Banners are colour coded based on the purpose of their use, and stack when multiple are triggered. The idea is to maintain the same colour associations throughout the app.Of course we would never have this many showing at one time!

Notifications system

"A notification system is so much part of a digital product’s UX that without it, the product would feel as if something was left out. If there is no “visibility of system status” and feedback, it is akin to driving a car without a dashboard."

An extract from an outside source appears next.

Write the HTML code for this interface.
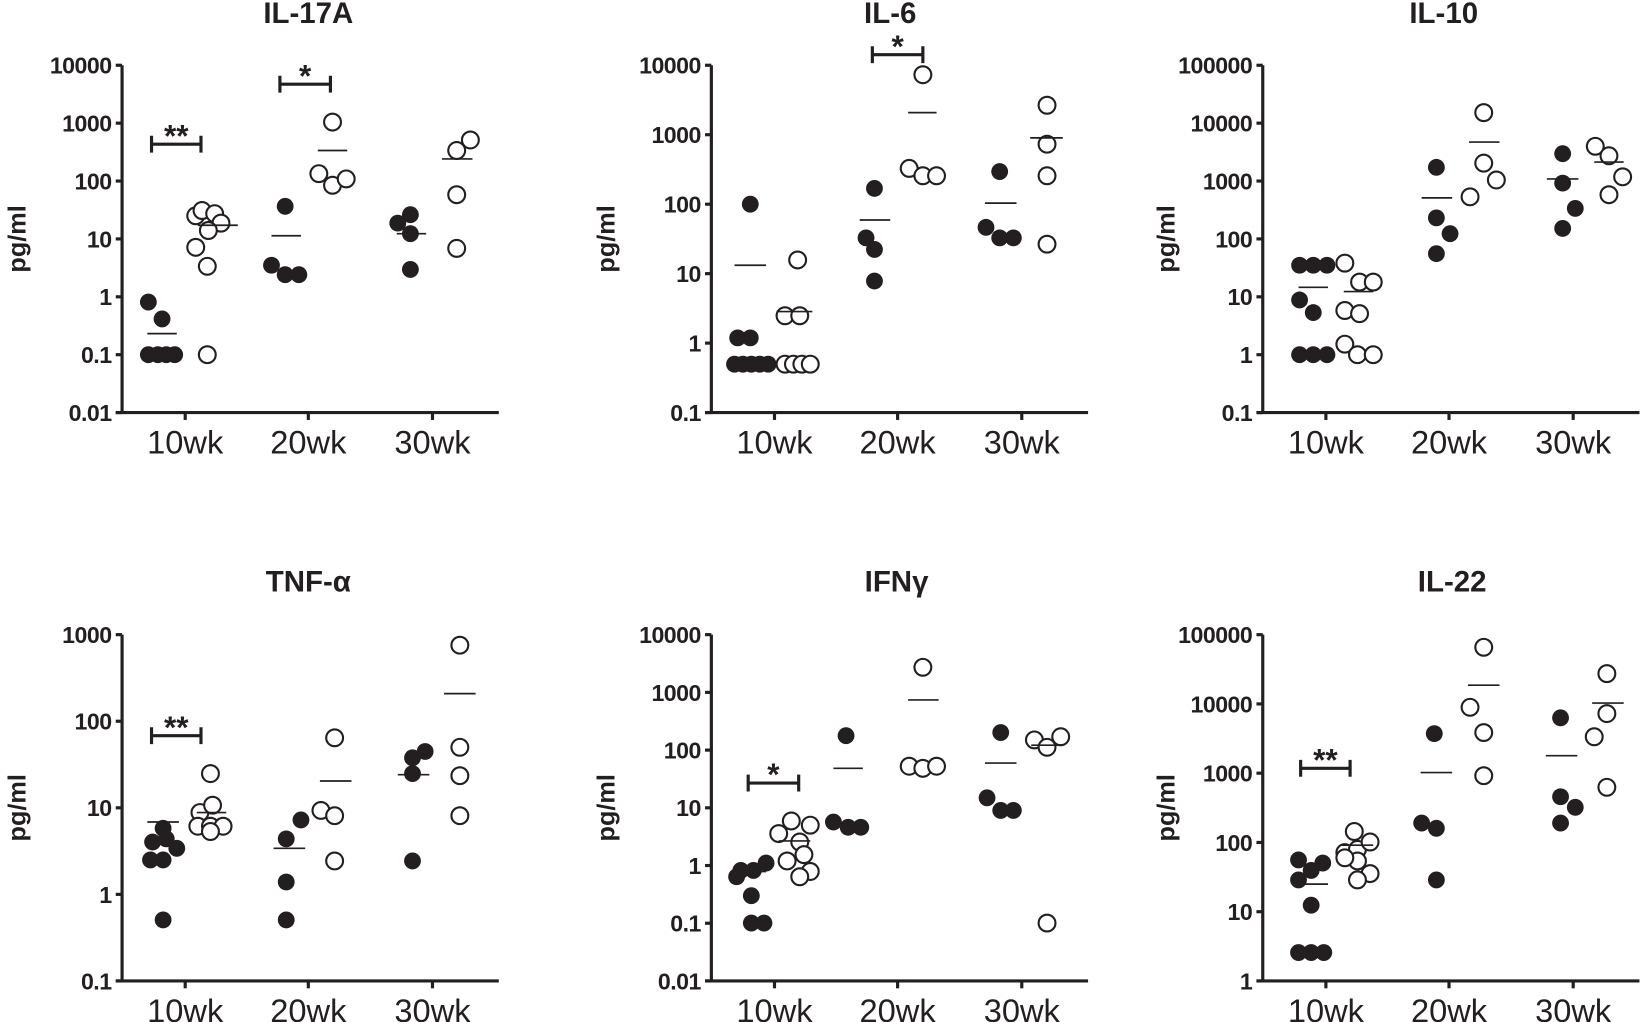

I had the initiative some time to look at our notification system (different notification types and purposes). I took into account: 

  • The type of information being communicated

  • The urgency of the information—whether it needs to be seen immediately

  • Whether user action is required as a result of the information

Using these as principles and making sure we were optimising for fast scanning and expectation management, I led a workshop with the Design and Engineering team in which we galvanised this initiative and linked it to our Design System and our Voice and Tone guide. Collaborative approaches mean a shared sense of ownership, and bigger chances of a change actually sticking.

Next steps

It became clear through this exploration that in the future we’d need a notification centre since it's easy to dismiss something and afterwards realise you needed the information. Since this started collaboratively, we have the advantage of a united front between design and engineering on how we would tackle this, and what would be its purpose.